Christmas Eve came and we headed down to the riverside where old ladies and children were selling candles in coloured paper packages which you sent floating down the river and made a wish. This is a beautiful sight which happens every night in Hoi An although I dread to think where all the paper packages end up! Across the river and to the very end of the 'party strip' to a bar with beer pong tables, lovely cakes, pool tables and a DJ and lots of people in christmas hats. We started the night as a 4 being silly and playing games and within an hour or so had recruited about 30 people into our group which led to a fab night of dancing, games and stupid photographs. It was a great night.
*As a side note, most of the people we met were teachers and one of them uploaded the photos to her facebook and turns out my friend form Abu Dhabi works with them all...small world!**
Christmas day involved waking up, pottering some more after breakfast before heading to Cargo bar for Christmas dinner with friends and a view. We headed home to skype our families and lazed in bed watching films as you are meant to on christmas day, before (which is definitely the first time we have ever done this) ordering a takeaway curry for tea!
Much of our time was taken up pottering around in Hoi An.
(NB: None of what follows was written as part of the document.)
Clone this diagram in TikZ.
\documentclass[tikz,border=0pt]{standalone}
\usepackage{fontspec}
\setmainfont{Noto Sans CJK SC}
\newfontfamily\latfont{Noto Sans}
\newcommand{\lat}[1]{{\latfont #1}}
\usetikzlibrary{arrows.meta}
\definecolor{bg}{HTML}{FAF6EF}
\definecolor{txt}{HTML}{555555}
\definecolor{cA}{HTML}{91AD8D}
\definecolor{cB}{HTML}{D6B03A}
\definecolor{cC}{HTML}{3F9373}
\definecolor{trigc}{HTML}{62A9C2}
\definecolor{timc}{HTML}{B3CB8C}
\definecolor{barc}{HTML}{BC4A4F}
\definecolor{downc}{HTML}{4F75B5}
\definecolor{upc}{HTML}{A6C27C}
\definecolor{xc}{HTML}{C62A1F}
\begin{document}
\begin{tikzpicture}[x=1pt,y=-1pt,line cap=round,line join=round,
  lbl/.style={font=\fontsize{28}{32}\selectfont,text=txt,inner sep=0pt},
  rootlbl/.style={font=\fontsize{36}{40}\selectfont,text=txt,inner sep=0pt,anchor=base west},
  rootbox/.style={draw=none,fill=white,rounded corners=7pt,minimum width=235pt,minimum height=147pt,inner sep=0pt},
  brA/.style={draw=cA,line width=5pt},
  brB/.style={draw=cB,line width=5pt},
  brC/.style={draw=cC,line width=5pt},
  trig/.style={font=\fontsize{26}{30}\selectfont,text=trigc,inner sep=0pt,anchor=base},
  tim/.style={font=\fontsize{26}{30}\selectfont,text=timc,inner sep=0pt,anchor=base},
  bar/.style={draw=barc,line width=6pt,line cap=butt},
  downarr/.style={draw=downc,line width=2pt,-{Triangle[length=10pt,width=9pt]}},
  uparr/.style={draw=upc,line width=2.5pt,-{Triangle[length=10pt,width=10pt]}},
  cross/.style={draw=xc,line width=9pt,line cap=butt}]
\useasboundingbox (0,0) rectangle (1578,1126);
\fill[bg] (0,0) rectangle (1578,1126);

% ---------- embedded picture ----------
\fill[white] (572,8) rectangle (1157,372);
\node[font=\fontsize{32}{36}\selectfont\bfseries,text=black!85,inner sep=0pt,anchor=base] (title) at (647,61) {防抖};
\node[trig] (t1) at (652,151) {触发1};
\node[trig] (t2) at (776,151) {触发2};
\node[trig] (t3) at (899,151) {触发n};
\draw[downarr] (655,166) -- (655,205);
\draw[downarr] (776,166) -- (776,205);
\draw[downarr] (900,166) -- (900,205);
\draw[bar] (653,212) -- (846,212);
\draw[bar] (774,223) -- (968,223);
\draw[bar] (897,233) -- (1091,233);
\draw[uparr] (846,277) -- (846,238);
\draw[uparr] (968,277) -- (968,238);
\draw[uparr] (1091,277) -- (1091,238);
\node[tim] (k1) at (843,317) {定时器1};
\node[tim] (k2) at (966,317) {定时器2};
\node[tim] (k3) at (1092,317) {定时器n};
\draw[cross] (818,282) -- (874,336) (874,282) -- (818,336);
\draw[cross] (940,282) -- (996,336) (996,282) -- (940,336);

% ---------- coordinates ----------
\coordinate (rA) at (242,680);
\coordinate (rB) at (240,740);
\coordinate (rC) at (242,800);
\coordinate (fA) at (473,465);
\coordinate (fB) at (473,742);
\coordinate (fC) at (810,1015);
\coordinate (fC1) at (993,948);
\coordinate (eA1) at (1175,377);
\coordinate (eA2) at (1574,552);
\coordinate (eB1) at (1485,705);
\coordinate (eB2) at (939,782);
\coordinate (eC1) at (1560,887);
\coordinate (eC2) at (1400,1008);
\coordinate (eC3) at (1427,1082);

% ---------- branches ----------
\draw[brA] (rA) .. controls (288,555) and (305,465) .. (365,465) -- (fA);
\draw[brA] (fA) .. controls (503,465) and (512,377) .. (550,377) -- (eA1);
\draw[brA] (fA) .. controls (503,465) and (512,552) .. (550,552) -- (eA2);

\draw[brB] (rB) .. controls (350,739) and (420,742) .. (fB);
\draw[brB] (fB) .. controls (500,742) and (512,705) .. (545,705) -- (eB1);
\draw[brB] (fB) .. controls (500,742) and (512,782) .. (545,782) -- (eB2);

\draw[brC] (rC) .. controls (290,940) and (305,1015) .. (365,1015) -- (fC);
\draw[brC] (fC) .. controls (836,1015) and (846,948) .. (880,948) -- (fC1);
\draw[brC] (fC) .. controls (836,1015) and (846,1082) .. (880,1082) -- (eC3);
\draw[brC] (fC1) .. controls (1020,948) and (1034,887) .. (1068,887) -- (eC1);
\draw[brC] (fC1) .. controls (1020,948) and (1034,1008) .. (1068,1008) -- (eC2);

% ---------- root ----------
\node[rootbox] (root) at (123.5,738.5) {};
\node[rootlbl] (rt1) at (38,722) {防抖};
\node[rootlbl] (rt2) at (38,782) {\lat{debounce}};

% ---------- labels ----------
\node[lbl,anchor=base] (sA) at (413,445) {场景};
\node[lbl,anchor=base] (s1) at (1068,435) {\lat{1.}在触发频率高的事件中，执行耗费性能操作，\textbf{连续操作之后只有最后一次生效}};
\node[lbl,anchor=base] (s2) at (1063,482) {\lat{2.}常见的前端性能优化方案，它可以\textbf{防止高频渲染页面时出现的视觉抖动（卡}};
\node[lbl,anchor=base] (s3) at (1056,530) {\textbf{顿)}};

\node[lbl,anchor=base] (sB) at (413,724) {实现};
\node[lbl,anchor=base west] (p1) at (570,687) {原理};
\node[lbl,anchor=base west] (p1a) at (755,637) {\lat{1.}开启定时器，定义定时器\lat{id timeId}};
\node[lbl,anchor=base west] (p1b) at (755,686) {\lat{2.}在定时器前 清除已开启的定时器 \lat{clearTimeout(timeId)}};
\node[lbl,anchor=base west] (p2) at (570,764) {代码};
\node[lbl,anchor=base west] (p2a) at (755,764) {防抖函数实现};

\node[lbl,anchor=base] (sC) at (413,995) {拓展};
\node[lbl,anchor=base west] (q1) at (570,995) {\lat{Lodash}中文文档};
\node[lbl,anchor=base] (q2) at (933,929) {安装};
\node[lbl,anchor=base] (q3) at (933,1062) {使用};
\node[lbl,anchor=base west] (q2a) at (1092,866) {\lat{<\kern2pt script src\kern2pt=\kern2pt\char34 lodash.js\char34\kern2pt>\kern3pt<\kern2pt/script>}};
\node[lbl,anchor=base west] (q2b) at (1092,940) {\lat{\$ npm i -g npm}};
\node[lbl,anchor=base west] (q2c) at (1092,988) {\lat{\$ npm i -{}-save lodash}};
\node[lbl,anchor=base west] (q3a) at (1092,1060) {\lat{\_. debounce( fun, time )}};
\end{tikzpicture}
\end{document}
It was really beautiful with lots to see and many little shops and restaurants to snack in. We both really loved it as the people are so friendly and the food so yum, all you want to do at christmas is potter and relax and although it was still 26 degrees, it felt quite chilly so we could wrap up a bit just like real christmas. Obviously it wasn't the same as being at home but it was still a fabulous experience.
In the evenings, as I've already mentioned, the town was lit up by the candles floating down the river but also by coloured silk lanterns hanging absolutely everywhere. It really is an absolutely beautiful place and such and amazing sight to see. It's too hard to explain and the photos don't do it the justice it deserves so you'll just have to go some time.
Our final day, we hired bikes again and cycled to a different beach. This was a nicer beach than Cua Dai as the tide was marginally less crazy but it was still unsafe to go in the sea which meant that the cycle was better than the actual beach.
Vietnam is an amazing place. Wherever you look you know you are in Vietnam, from the people working in paddy fields, to the buffaloes roaming around, to the over-filled motorbikes, to the women in beautiful hats, the silk lanterns and the ladies carrying and forcing you to buy fruit (namely chom choms [rambutans]) from baskets hanging from a pole balanced over their shoulder. The food (as I keep mentioning) is delicious and most of all the people are so welcoming and lovely, so much so that the girls on the lobby of our hotel bought me a scarf to say goodbye! I cannot say enough good things about our time in Vietnam and I just hope to go back sometime and explore the rest.